What to do:
Reproduce exactly, and only, the lines running from the start of the entries below to the line containing "an overview of".

Data for this task:
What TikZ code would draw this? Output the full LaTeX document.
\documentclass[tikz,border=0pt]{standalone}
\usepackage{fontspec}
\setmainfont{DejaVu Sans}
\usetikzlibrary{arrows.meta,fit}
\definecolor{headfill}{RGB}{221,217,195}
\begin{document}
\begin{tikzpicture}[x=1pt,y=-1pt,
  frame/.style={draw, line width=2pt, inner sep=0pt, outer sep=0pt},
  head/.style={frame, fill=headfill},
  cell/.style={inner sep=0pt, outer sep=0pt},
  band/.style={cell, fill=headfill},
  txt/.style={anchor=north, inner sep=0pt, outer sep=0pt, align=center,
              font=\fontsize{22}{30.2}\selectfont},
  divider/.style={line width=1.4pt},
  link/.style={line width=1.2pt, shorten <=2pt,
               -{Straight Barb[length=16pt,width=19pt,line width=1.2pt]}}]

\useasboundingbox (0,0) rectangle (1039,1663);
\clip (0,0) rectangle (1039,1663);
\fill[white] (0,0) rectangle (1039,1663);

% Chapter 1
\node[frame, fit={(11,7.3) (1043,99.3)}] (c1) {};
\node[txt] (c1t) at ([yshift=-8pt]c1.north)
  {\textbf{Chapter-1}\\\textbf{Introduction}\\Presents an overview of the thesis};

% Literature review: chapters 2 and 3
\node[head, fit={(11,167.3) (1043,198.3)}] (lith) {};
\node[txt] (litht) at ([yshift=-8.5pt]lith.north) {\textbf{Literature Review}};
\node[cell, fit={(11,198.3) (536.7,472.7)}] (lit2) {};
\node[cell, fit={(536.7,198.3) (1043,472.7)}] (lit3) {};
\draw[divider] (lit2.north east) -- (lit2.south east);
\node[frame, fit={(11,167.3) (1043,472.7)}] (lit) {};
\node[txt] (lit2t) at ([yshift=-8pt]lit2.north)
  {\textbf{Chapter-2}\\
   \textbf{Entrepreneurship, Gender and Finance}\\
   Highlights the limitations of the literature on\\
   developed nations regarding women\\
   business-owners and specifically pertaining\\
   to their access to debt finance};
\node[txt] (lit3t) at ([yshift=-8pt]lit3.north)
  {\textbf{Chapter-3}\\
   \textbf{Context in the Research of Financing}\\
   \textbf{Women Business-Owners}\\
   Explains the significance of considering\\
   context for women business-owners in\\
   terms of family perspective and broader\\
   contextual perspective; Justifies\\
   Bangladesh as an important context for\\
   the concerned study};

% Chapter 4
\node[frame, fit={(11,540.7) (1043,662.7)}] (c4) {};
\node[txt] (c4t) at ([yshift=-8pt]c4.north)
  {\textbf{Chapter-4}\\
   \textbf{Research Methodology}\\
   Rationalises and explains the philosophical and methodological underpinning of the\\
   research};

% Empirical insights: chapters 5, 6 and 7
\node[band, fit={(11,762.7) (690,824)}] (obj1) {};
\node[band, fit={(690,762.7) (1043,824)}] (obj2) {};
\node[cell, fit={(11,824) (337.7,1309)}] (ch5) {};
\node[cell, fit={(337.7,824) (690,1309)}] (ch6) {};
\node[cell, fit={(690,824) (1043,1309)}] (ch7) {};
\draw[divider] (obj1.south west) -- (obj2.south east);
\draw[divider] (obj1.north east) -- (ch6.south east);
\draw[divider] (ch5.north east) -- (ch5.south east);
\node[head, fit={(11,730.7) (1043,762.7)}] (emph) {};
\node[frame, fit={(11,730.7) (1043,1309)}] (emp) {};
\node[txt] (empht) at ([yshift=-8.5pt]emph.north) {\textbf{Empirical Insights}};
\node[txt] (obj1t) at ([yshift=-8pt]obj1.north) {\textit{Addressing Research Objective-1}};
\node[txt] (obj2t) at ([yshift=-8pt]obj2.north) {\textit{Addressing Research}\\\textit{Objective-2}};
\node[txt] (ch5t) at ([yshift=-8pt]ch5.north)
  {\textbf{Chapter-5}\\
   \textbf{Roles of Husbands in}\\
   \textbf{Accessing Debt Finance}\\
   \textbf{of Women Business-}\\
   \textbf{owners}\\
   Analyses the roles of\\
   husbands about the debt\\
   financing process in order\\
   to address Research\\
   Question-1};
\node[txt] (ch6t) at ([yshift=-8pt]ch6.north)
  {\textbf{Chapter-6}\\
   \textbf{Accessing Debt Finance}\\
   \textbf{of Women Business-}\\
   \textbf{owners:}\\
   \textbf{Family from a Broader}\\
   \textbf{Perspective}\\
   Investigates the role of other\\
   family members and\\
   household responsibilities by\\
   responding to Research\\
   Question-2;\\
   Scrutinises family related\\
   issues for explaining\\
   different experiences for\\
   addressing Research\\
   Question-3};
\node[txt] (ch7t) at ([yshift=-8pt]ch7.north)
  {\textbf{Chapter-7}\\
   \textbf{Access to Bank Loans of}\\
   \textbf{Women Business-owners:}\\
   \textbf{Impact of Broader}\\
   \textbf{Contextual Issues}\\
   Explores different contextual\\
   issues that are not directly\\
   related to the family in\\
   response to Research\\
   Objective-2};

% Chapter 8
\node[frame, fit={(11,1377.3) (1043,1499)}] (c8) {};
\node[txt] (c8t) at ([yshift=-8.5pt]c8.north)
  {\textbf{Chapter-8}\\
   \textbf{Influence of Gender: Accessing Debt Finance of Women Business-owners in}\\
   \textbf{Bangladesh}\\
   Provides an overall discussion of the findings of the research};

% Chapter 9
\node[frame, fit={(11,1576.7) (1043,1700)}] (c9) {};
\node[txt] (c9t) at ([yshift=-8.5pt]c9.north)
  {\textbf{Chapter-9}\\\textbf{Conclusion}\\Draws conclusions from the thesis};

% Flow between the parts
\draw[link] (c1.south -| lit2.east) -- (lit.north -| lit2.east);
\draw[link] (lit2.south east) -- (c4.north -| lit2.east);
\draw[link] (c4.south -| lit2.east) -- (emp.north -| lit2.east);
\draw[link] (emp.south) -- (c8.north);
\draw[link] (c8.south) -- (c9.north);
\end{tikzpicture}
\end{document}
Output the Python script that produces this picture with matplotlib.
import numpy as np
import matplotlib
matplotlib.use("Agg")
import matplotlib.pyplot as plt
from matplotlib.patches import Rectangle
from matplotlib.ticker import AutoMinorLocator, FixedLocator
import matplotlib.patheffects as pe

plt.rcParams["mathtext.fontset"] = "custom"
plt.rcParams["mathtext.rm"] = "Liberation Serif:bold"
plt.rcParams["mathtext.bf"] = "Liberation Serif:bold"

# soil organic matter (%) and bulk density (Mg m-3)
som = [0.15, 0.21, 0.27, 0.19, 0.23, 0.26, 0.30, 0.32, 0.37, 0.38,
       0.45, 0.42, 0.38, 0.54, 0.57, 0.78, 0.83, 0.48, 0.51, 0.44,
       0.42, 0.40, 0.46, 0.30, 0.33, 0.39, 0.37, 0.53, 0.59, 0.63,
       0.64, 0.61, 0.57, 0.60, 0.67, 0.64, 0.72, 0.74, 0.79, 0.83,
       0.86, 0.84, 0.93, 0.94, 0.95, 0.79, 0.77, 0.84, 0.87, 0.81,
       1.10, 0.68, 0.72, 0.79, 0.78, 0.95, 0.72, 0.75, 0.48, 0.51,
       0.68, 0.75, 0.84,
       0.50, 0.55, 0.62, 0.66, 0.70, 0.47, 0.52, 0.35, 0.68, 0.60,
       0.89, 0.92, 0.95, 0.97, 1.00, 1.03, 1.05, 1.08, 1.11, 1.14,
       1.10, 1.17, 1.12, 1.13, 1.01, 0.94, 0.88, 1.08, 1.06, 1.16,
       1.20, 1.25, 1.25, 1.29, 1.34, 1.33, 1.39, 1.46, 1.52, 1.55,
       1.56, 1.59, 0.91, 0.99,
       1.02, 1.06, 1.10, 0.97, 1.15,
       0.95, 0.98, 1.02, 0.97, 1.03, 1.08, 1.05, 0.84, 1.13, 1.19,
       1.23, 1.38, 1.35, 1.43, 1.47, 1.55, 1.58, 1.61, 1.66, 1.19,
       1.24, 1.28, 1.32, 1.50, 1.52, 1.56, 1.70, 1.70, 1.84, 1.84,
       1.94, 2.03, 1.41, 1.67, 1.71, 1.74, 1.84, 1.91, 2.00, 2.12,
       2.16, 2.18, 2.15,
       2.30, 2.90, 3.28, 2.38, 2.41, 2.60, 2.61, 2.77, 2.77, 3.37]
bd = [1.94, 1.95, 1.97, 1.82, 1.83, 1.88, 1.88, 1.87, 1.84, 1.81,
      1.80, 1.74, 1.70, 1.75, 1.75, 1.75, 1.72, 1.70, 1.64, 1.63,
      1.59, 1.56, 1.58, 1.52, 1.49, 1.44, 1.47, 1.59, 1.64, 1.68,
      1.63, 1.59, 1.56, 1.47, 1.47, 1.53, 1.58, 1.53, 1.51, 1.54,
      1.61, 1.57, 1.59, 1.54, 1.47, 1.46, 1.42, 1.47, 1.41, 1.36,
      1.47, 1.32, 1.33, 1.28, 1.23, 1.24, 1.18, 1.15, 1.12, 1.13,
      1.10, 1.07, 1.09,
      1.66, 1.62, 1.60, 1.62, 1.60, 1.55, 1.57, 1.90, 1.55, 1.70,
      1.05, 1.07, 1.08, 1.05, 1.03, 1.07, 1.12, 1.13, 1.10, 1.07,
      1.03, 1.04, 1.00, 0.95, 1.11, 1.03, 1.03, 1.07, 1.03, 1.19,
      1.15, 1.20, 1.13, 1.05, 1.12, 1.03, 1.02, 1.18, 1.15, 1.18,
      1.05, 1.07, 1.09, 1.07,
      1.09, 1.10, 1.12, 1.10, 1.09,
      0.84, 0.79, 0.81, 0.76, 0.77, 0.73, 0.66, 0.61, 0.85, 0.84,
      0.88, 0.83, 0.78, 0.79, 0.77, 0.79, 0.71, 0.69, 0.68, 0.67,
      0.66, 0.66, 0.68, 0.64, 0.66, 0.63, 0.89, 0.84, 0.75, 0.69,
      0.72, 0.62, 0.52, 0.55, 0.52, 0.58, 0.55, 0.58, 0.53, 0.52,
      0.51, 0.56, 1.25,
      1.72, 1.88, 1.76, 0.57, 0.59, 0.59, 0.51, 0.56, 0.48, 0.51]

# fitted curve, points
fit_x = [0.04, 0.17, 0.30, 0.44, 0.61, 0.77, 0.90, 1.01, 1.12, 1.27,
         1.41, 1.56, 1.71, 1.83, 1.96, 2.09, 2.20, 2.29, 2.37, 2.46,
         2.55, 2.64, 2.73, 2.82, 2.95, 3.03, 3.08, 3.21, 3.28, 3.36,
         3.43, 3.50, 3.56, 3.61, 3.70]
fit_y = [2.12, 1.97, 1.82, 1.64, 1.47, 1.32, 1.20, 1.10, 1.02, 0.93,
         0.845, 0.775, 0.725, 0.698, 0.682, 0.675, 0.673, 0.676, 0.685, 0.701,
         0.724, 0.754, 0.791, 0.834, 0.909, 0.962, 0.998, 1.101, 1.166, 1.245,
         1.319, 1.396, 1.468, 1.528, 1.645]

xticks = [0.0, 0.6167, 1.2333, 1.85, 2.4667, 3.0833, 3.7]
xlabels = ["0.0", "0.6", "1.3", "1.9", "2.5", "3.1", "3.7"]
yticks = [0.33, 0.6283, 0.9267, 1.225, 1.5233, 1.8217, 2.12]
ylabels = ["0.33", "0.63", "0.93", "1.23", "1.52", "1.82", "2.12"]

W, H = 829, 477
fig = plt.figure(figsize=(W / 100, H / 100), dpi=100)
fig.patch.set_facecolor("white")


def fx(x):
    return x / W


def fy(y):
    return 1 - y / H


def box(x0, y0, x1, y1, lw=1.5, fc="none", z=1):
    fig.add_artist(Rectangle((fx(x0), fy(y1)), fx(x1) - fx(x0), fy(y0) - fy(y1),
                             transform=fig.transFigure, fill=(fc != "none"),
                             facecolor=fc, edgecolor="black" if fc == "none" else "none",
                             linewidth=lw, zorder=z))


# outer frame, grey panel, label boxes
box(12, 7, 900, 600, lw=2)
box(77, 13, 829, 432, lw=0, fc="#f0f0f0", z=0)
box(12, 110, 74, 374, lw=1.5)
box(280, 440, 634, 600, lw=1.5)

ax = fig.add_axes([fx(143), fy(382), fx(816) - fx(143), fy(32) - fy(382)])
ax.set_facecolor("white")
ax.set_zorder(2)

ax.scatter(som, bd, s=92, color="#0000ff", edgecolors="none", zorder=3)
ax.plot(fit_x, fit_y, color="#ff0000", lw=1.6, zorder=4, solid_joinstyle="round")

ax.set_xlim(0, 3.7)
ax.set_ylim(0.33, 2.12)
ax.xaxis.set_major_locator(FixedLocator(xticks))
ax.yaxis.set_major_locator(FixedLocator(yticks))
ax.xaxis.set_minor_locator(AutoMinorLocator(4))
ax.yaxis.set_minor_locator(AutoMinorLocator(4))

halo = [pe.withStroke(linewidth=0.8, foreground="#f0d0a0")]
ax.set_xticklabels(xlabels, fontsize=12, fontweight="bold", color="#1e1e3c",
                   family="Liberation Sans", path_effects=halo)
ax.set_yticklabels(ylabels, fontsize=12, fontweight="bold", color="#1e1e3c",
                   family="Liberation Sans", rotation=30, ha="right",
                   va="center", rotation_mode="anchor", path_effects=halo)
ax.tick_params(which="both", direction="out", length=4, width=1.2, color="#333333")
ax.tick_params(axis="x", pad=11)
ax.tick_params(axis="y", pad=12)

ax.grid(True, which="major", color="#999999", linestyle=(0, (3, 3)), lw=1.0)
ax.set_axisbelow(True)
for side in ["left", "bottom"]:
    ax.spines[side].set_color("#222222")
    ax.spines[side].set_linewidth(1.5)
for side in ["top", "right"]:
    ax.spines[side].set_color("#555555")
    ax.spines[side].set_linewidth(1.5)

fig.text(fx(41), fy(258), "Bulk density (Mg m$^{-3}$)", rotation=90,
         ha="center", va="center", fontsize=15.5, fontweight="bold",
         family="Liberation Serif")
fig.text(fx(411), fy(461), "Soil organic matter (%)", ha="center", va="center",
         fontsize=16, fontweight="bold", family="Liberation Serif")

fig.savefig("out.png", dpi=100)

Answer for this exercise:
What TikZ code would draw this? Output the full LaTeX document.
\documentclass[tikz,border=0pt]{standalone}
\usepackage{fontspec}
\setmainfont{DejaVu Sans}
\usetikzlibrary{arrows.meta,fit}
\definecolor{headfill}{RGB}{221,217,195}
\begin{document}
\begin{tikzpicture}[x=1pt,y=-1pt,
  frame/.style={draw, line width=2pt, inner sep=0pt, outer sep=0pt},
  head/.style={frame, fill=headfill},
  cell/.style={inner sep=0pt, outer sep=0pt},
  band/.style={cell, fill=headfill},
  txt/.style={anchor=north, inner sep=0pt, outer sep=0pt, align=center,
              font=\fontsize{22}{30.2}\selectfont},
  divider/.style={line width=1.4pt},
  link/.style={line width=1.2pt, shorten <=2pt,
               -{Straight Barb[length=16pt,width=19pt,line width=1.2pt]}}]

\useasboundingbox (0,0) rectangle (1039,1663);
\clip (0,0) rectangle (1039,1663);
\fill[white] (0,0) rectangle (1039,1663);

% Chapter 1
\node[frame, fit={(11,7.3) (1043,99.3)}] (c1) {};
\node[txt] (c1t) at ([yshift=-8pt]c1.north)
  {\textbf{Chapter-1}\\\textbf{Introduction}\\Presents an overview of the thesis};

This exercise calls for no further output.